Diagnosing the root cause of recent outage in J2EE web application
mrgordonz Aug 15, 2013 10:26 AMApologies in advance for a slightly wordy question.
We provide hosting and application management of a J2EE web application. The technology stack is CentOS 5.9 64 bit, Apache 2.2.17, Tomcat 5, JBoss 4.2.2. The (virtual) server has 6 GB RAM. We typically see around 2500 concurrent users during business hours, and as a rule the environment runs fine (we have even cracked 3300 concurrent users without any performance problems). Recently we had some brief outages, and we aren't sure as to the root cause. The outages only last a couple of minutes - long enough to get the alert email from the monitoring software, verify that the application is not available, open a terminal to the server, and restart a service - about 2-3 minutes.
Some info in relation to the outages:
- All services were still running - nothing had crashed, and there were no heap dumps generated
- JBoss logs show no evidence of OutOfMemory exception
- No error messages appeared in browser
- When trying to access the site, nothing would load in the browser, and it seemed to spend an eternity thinking - like it was "spinning its wheels"
- Initially restarting Apache restored access; but after the 4th outage in the space of 2 hours we restarted JBoss. This seemed to fix the problem.
- During the outages, concurrency was quite low - well below the average during business hours
We have analysed log files, monitoring reports, GC logs, etc. What we can say for sure is that at the times of the outages, the monitoring software reported that there were heaps of Apache Busy Servers. I'm not sure what a Busy Server is, but at the time of an outage this value spiked to between 150 and 200. The average value for Busy Servers is about 5, rarely going over 10. We can also see from the GC logs that there seemed to be a memory issue at the time of the outages, for example:
4967.376: [Full GC [PSYoungGen: 17576K->0K(656384K)] [PSOldGen: 3131794K->628760K(3145728K)] 3149370K->628760K(3802112K) [PSPermGen: 157485K->157485K(315008K)], 2.6067200 secs]
The JVM options are:
JAVA_OPTIONS="${JAVA_OPTIONS} -Xms4096m -Xmx4096m -XX:NewRatio=3 -XX:PermSize=256m -XX:MaxPermSize=512m -XX:SurvivorRatio=4"
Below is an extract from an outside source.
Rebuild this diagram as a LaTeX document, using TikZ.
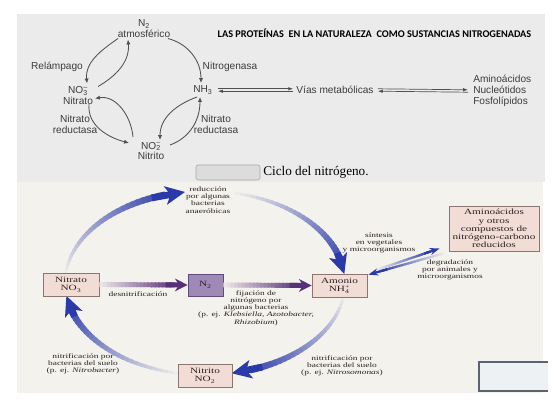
\documentclass[tikz,border=0pt]{standalone}
\usepackage{fontspec}
\setmainfont{Liberation Serif}
\newfontfamily\topfont{Liberation Sans}
\newfontfamily\titlefont{Carlito}
\newfontfamily\figfont[FakeStretch=1.4]{Liberation Serif}
\usetikzlibrary{arrows.meta, calc}

\definecolor{panelgris}{HTML}{EBEBEB}
\definecolor{fondocrema}{HTML}{F4F2EC}
\definecolor{cajarosa}{HTML}{F2DDD6}
\definecolor{bordecaja}{HTML}{8C7470}
\definecolor{cajalila}{HTML}{9F89B6}
\definecolor{bordelila}{HTML}{5F4B7C}
\definecolor{azulanillo}{HTML}{2A3AA8}
\definecolor{morado}{HTML}{57307A}
\definecolor{textogris}{HTML}{3C3C3C}
\definecolor{lineagris}{HTML}{505050}
\definecolor{textofig}{HTML}{2A2222}
\definecolor{grisetiqueta}{HTML}{DCDCDC}
\definecolor{grisborde}{HTML}{A8A8A8}
\definecolor{grisazul}{HTML}{5A6470}
\definecolor{blancoazul}{HTML}{EEF1F4}

\newcommand\subsup[2]{\rlap{\textsubscript{#1}}\textsuperscript{#2}}

% ring of the cycle, in px
\newcommand\ringx{205}
\newcommand\ringy{283}
% \ringarc{start angle}{end angle}
\newcommand\ringarc[2]{%
  \foreach \seg in {0,...,27}{%
    \pgfmathsetmacro\angA{#1+(#2-#1)*\seg/32}%
    \pgfmathsetmacro\angB{#1+(#2-#1)*(\seg+1.5)/32}%
    \pgfmathsetmacro\pc{4+\seg*3.2}%
    \pgfmathsetmacro\lw{1.8+\seg*0.11}%
    \draw[line width=\lw pt, azulanillo!\pc!fondocrema] ({\ringx+140*cos(\angA)},{-\ringy+92*sin(\angA)}) -- ({\ringx+140*cos(\angB)},{-\ringy+92*sin(\angB)});
  }%
  \pgfmathsetmacro\angC{#1+(#2-#1)*26/32}%
  \draw[line width=4.8pt, azulanillo, -{Stealth[length=14pt,width=13pt,inset=3.5pt]}] ({\ringx+140*cos(\angC)},{-\ringy+92*sin(\angC)}) -- ({\ringx+140*cos(#2)},{-\ringy+92*sin(#2)});
}
% \gradarrow{from}{to}{colour}{line width}{tip length}{tip width}
\newcommand\gradarrow[6]{%
  \foreach \seg in {0,...,19}{%
    \pgfmathsetmacro\tA{\seg/24}%
    \pgfmathsetmacro\tB{(\seg+1.4)/24}%
    \pgfmathsetmacro\pc{6+\seg*4.6}%
    \draw[line width=#4, #3!\pc!fondocrema] ($#1!\tA!#2$) -- ($#1!\tB!#2$);
  }%
  \draw[line width=#4, #3, -{Stealth[length=#5,width=#6]}] ($#1!18/24!#2$) -- #2;
}

\begin{document}
\begin{tikzpicture}[x=0.025cm, y=0.025cm, align=center,
  sans/.style={inner sep=0pt, text=textogris, font=\topfont\fontsize{7.2}{7.8}\selectfont},
  fina/.style={-{Latex[length=3.5pt,width=3pt]}, draw=lineagris, line width=0.6pt},
  doble/.style={-{Latex[length=3.5pt,width=2.5pt]}, draw=lineagris, line width=0.5pt},
  caja/.style={draw=bordecaja, fill=cajarosa, line width=0.5pt, inner sep=0pt, text=textofig, font=\figfont\fontsize{5.7}{6.2}\selectfont},
  rotulo/.style={inner sep=0pt, text=textofig, font=\figfont\fontsize{4.8}{5.1}\selectfont}]
\useasboundingbox (0,0) rectangle (560,-420);
\fill[white] (0,0) rectangle (560,-420);
\fill[panelgris] (17,-14) rectangle (545,-182);
\fill[fondocrema] (17,-182) rectangle (543,-393);

% upper panel
\path (144,-28.5) node[sans] (atm) {N\textsubscript{2}\\atmosférico}
      (57,-67) node[sans] (relampago) {Relámpago}
      (230,-67) node[sans] (nitrogenasa) {Nitrogenasa}
      (78,-95.5) node[sans] (nitrato) {NO\subsup{3}{–}\\Nitrato}
      (203,-90) node[sans] (amoniaco) {NH\textsubscript{3}}
      (151,-151) node[sans] (nitrito) {NO\subsup{2}{–}\\Nitrito}
      (75,-124) node[sans] (redizq) {Nitrato\\reductasa}
      (216,-124) node[sans] (redder) {Nitrato\\reductasa}
      (335,-90) node[sans] (vias) {Vías metabólicas}
      (473,-91) node[sans, anchor=west, align=left] (biomol) {Aminoácidos\\Nucleótidos\\Fosfolípidos}
      (374.5,-33) node[inner sep=0pt, font=\titlefont\bfseries\fontsize{7.3}{8}\selectfont] (titulo) {LAS PROTEÍNAS\ \ EN LA NATURALEZA\ \ COMO SUSTANCIAS NITROGENADAS}
      (228,-172.5) node[draw=grisborde, fill=grisetiqueta, rounded corners=1.5pt, minimum width=1.6cm, minimum height=0.375cm] (etiqueta) {}
      (263,-172) node[anchor=west, inner sep=0pt, font=\fontsize{9.4}{10}\selectfont] (leyenda) {Ciclo del nitrógeno.};

\draw[fina] ($(atm)+(-26,-10)$) to[out=215,in=95] ($(nitrato)+(9,12)$);
\draw[fina] ($(nitrato)+(20,9)$) to[out=30,in=-85] ($(atm)+(-16,-11)$);
\draw[fina] ($(atm)+(24,-10)$) to[out=-15,in=90] ($(amoniaco)+(-2,7)$);
\draw[fina] ($(nitrato)+(11,-8.5)$) to[out=-95,in=165] ($(nitrito)+(-22,8)$);
\draw[fina] ($(nitrito)+(-18,14)$) to[out=95,in=10] ($(nitrato)+(17,-3)$);
\draw[fina] ($(amoniaco)+(-6,-7)$) to[out=200,in=90] ($(nitrito)+(9,11)$);
\draw[fina] ($(nitrito)+(19,6)$) to[out=20,in=-90] ($(amoniaco)+(-3,-7)$);

\draw[doble] ($(amoniaco.east)+(5,1.2)$) -- ($(vias.west)+(-3,1.2)$);
\draw[doble] ($(vias.west)+(-3,-1.2)$) -- ($(amoniaco.east)+(5,-1.2)$);
\draw[doble] ($(vias.east)+(4,1.2)$) -- ($(biomol.west)+(-5,1.2)$);
\draw[doble] ($(biomol.west)+(-5,-1.2)$) -- ($(vias.east)+(4,-1.2)$);

% lower figure
\ringarc{173.7}{98.2}
\ringarc{77.6}{5.6}
\ringarc{-8.7}{-79}
\ringarc{259}{188}

\path (71,-284.5) node[caja, minimum width=1.4cm, minimum height=0.575cm] (nitratob) {Nitrato\\NO\textsubscript{3}}
      (205.5,-285) node[caja, draw=bordelila, fill=cajalila, minimum width=0.875cm, minimum height=0.55cm] (ntwo) {N\textsubscript{2}}
      (339.5,-285.5) node[caja, minimum width=1.375cm, minimum height=0.575cm] (amonio) {Amonio\\NH\subsup{4}{+}}
      (205,-375.5) node[caja, minimum width=1.35cm, minimum height=0.575cm] (nitritob) {Nitrito\\NO\textsubscript{2}}
      (494,-228.5) node[caja, minimum width=2.25cm, minimum height=1.125cm, font=\figfont\fontsize{5.7}{5.8}\selectfont] (aminos) {Aminoácidos\\y otros\\compuestos de\\nitrógeno-carbono\\reducidos}
      (208,-200) node[rotulo] (reduccion) {reducción\\por algunas\\bacterias\\anaeróbicas}
      (138,-294) node[rotulo] (desnitri) {desnitrificación}
      (256,-308) node[rotulo] (fijacion) {fijación de\\nitrógeno por\\algunas bacterias\\(p. ej. \textit{Klebsiella, Azotobacter,}\\\textit{Rhizobium})}
      (379,-243) node[rotulo] (sintesis) {síntesis\\en vegetales\\y microorganismos}
      (450,-270) node[rotulo] (degradacion) {degradación\\por animales y\\microorganismos}
      (342,-366) node[rotulo] (nitrifder) {nitrificación por\\bacterias del suelo\\(p. ej. \textit{Nitrosomonas})}
      (83,-364) node[rotulo] (nitrifizq) {nitrificación por\\bacterias del suelo\\(p. ej. \textit{Nitrobacter})};

\gradarrow{(nitratob.east)}{(ntwo.west)}{morado}{3.5pt}{9pt}{9pt}
\gradarrow{(ntwo.east)}{(amonio.west)}{morado}{3.5pt}{9pt}{9pt}
\gradarrow{($(amonio.north east)+(10,4)$)}{($(aminos.south west)+(-9,3)$)}{azulanillo}{1.6pt}{7pt}{5pt}
\gradarrow{($(aminos.south west)+(-5,-2)$)}{($(amonio.north east)+(1,-1)$)}{azulanillo}{1.6pt}{7pt}{5pt}

\draw[line width=1.2pt, draw=grisazul, fill=blancoazul] (548,-362) -- (479,-362) -- (479,-391) -- (548,-391);
\end{tikzpicture}
\end{document}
JAVA_OPTIONS="${JAVA_OPTIONS} -Dsun.rmi.dgc.client.gcInterval=3600000 -Dsun.rmi.dgc.server.gcInterval=3600000 -XX:+DisableExplicitGC -XX:+UseLWPSynchronization"
JAVA_OPTIONS="${JAVA_OPTIONS} -XX:+PrintClassHistogram -XX:+HeapDumpOnOutOfMemoryError -Xloggc:sabagc.log -XX:+PrintGCDetails"
What we think has happened is that Permgen has run out of space, which in turn causes Tomcat to stop accepting requests (from Apache via mod_jk). This causes Apache to start queuing requests, hence the high number of Busy Servers. Restarting Apache was a short term fix because it didn't actually address the memory issue. Memory was freed up when we restarted JBoss.
Based on the available information, does this sound plausible? And is the solution to increase the memory for XX:PermSize and XX:MaxPermSize?